━━ Source data
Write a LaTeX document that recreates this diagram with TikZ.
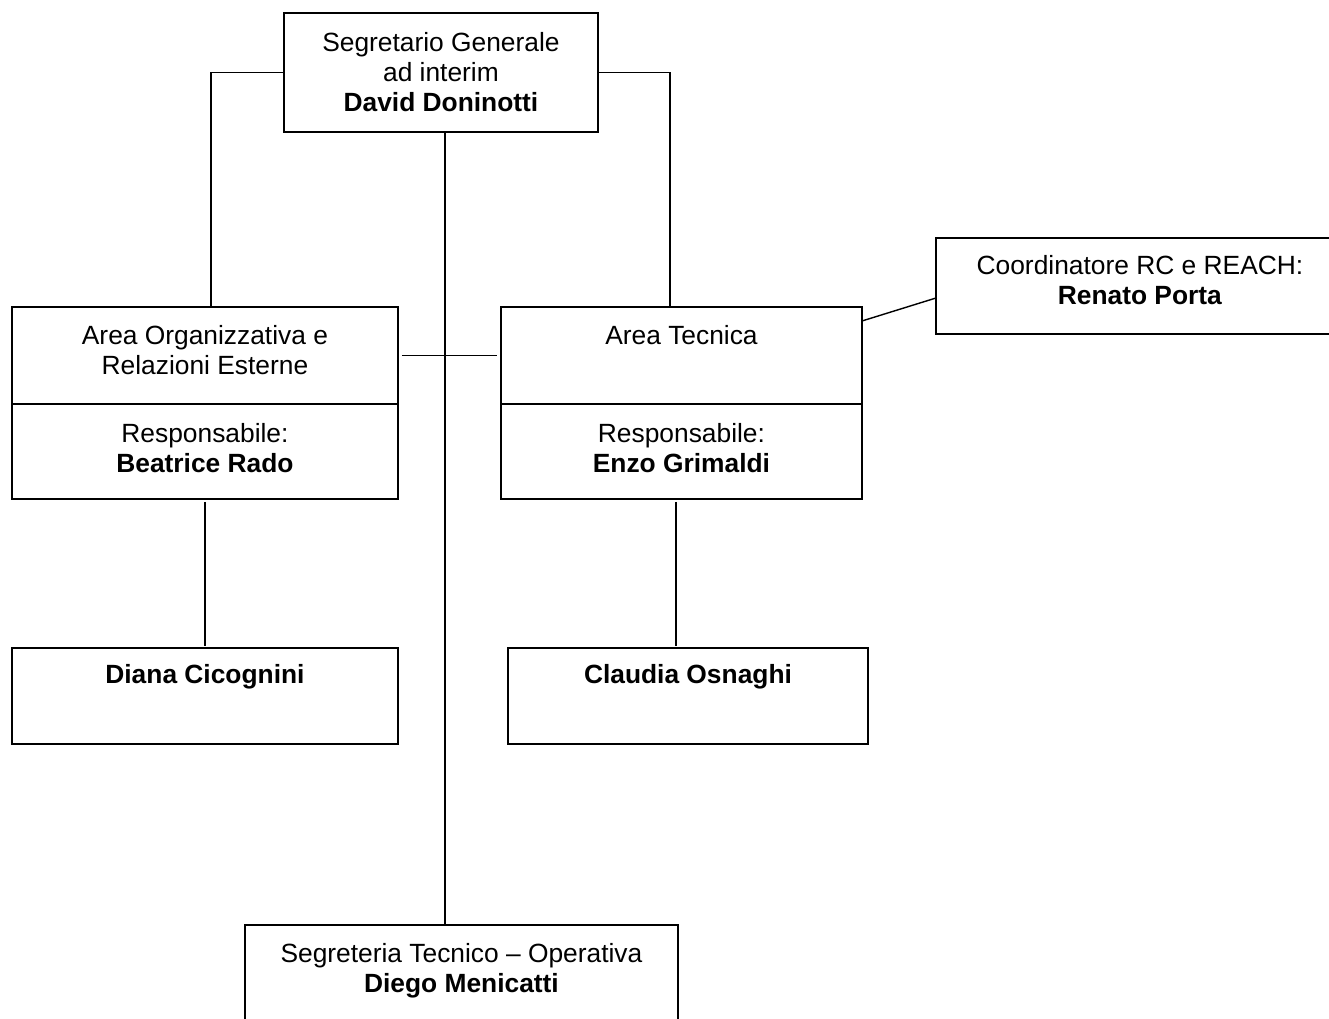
\documentclass[tikz,border=0pt]{standalone}
\usepackage{fontspec}
\setmainfont{Liberation Sans}
\usetikzlibrary{positioning}
\begin{document}
\begin{tikzpicture}
  [x=0.02cm,y=-0.02cm,
   frame/.style={draw,rectangle,line width=1pt,inner sep=0pt,outer sep=0pt,anchor=north west},
   txt/.style={align=center,inner sep=0pt,font=\fontsize{15}{17}\selectfont},
   link/.style={line width=0.8pt}]
  \path[use as bounding box] (0,0) rectangle (1329,1018);
  \clip (0,0) rectangle (1329,1018);

  % boxes
  \node[frame,minimum width=6.28cm,minimum height=2.38cm] (sg)   at (284,13)  {};
  \node[frame,minimum width=7.72cm,minimum height=1.94cm] (aoe)  at (12,307)  {};
  \node[frame,minimum width=7.72cm,minimum height=1.90cm] (aoeR) at (aoe.south west) {};
  \node[frame,minimum width=7.22cm,minimum height=1.94cm] (at)   at (501,307) {};
  \node[frame,minimum width=7.22cm,minimum height=1.90cm] (atR)  at (at.south west) {};
  \node[frame,minimum width=8.16cm,minimum height=1.92cm] (rp)   at (936,238) {};
  \node[frame,minimum width=7.72cm,minimum height=1.92cm] (dc)   at (12,648)  {};
  \node[frame,minimum width=7.20cm,minimum height=1.92cm] (co)   at (508,648) {};
  \node[frame,minimum width=8.66cm,minimum height=2.40cm] (sto)  at (245,925) {};

  % texts
  \node[txt,below=0.39cm of sg.north]   (sgT)   {Segretario Generale\\ad interim\\\textbf{David Doninotti}};
  \node[txt,below=0.37cm of aoe.north]  (aoeT)  {Area Organizzativa e\\Relazioni Esterne};
  \node[txt,below=0.39cm of aoeR.north] (aoeRT) {Responsabile:\\\textbf{Beatrice Rado}};
  \node[txt,below=0.37cm of at.north]   (atT)   {Area Tecnica};
  \node[txt,below=0.39cm of atR.north]  (atRT)  {Responsabile:\\\textbf{Enzo Grimaldi}};
  \node[txt,below=0.35cm of rp.north]   (rpT)   {Coordinatore RC e REACH:\\\textbf{Renato Porta}};
  \node[txt,below=0.33cm of dc.north]   (dcT)   {\textbf{Diana Cicognini}};
  \node[txt,below=0.33cm of co.north]   (coT)   {\textbf{Claudia Osnaghi}};
  \node[txt,below=0.37cm of sto.north]  (stoT)  {Segreteria Tecnico -- Operativa\\\textbf{Diego Menicatti}};

  % connectors
  \draw[link] (sg.west) -| (aoe.north -| 211,0);
  \draw[link] (sg.east) -| (at.north -| 670,0);
  \draw[link] (sg.south -| 445,0) -- (sto.north -| 445,0);
  \draw[link] ([xshift=0.08cm]aoe.east) -- ([xshift=-0.08cm]at.west);
  \draw[link] ([yshift=-0.28cm]at.north east) -- ([yshift=-1.2cm]rp.north west);
  \draw[link] ([yshift=-0.06cm]aoeR.south) -- ([yshift=0.04cm]dc.north);
  \draw[link] ([yshift=-0.06cm]atR.south -| 676,0) -- ([yshift=0.04cm]co.north -| 676,0);

\end{tikzpicture}
\end{document}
━━━━
§ Goal of the exercise: Except for the pictures, copy the material above exactly.

§ The result:
Write a LaTeX document that recreates this diagram with TikZ.
\documentclass[tikz,border=0pt]{standalone}
\usepackage{fontspec}
\setmainfont{Liberation Sans}
\usetikzlibrary{positioning}
\begin{document}
\begin{tikzpicture}
  [x=0.02cm,y=-0.02cm,
   frame/.style={draw,rectangle,line width=1pt,inner sep=0pt,outer sep=0pt,anchor=north west},
   txt/.style={align=center,inner sep=0pt,font=\fontsize{15}{17}\selectfont},
   link/.style={line width=0.8pt}]
  \path[use as bounding box] (0,0) rectangle (1329,1018);
  \clip (0,0) rectangle (1329,1018);

  % boxes
  \node[frame,minimum width=6.28cm,minimum height=2.38cm] (sg)   at (284,13)  {};
  \node[frame,minimum width=7.72cm,minimum height=1.94cm] (aoe)  at (12,307)  {};
  \node[frame,minimum width=7.72cm,minimum height=1.90cm] (aoeR) at (aoe.south west) {};
  \node[frame,minimum width=7.22cm,minimum height=1.94cm] (at)   at (501,307) {};
  \node[frame,minimum width=7.22cm,minimum height=1.90cm] (atR)  at (at.south west) {};
  \node[frame,minimum width=8.16cm,minimum height=1.92cm] (rp)   at (936,238) {};
  \node[frame,minimum width=7.72cm,minimum height=1.92cm] (dc)   at (12,648)  {};
  \node[frame,minimum width=7.20cm,minimum height=1.92cm] (co)   at (508,648) {};
  \node[frame,minimum width=8.66cm,minimum height=2.40cm] (sto)  at (245,925) {};

  % texts
  \node[txt,below=0.39cm of sg.north]   (sgT)   {Segretario Generale\\ad interim\\\textbf{David Doninotti}};
  \node[txt,below=0.37cm of aoe.north]  (aoeT)  {Area Organizzativa e\\Relazioni Esterne};
  \node[txt,below=0.39cm of aoeR.north] (aoeRT) {Responsabile:\\\textbf{Beatrice Rado}};
  \node[txt,below=0.37cm of at.north]   (atT)   {Area Tecnica};
  \node[txt,below=0.39cm of atR.north]  (atRT)  {Responsabile:\\\textbf{Enzo Grimaldi}};
  \node[txt,below=0.35cm of rp.north]   (rpT)   {Coordinatore RC e REACH:\\\textbf{Renato Porta}};
  \node[txt,below=0.33cm of dc.north]   (dcT)   {\textbf{Diana Cicognini}};
  \node[txt,below=0.33cm of co.north]   (coT)   {\textbf{Claudia Osnaghi}};
  \node[txt,below=0.37cm of sto.north]  (stoT)  {Segreteria Tecnico -- Operativa\\\textbf{Diego Menicatti}};

  % connectors
  \draw[link] (sg.west) -| (aoe.north -| 211,0);
  \draw[link] (sg.east) -| (at.north -| 670,0);
  \draw[link] (sg.south -| 445,0) -- (sto.north -| 445,0);
  \draw[link] ([xshift=0.08cm]aoe.east) -- ([xshift=-0.08cm]at.west);
  \draw[link] ([yshift=-0.28cm]at.north east) -- ([yshift=-1.2cm]rp.north west);
  \draw[link] ([yshift=-0.06cm]aoeR.south) -- ([yshift=0.04cm]dc.north);
  \draw[link] ([yshift=-0.06cm]atR.south -| 676,0) -- ([yshift=0.04cm]co.north -| 676,0);

\end{tikzpicture}
\end{document}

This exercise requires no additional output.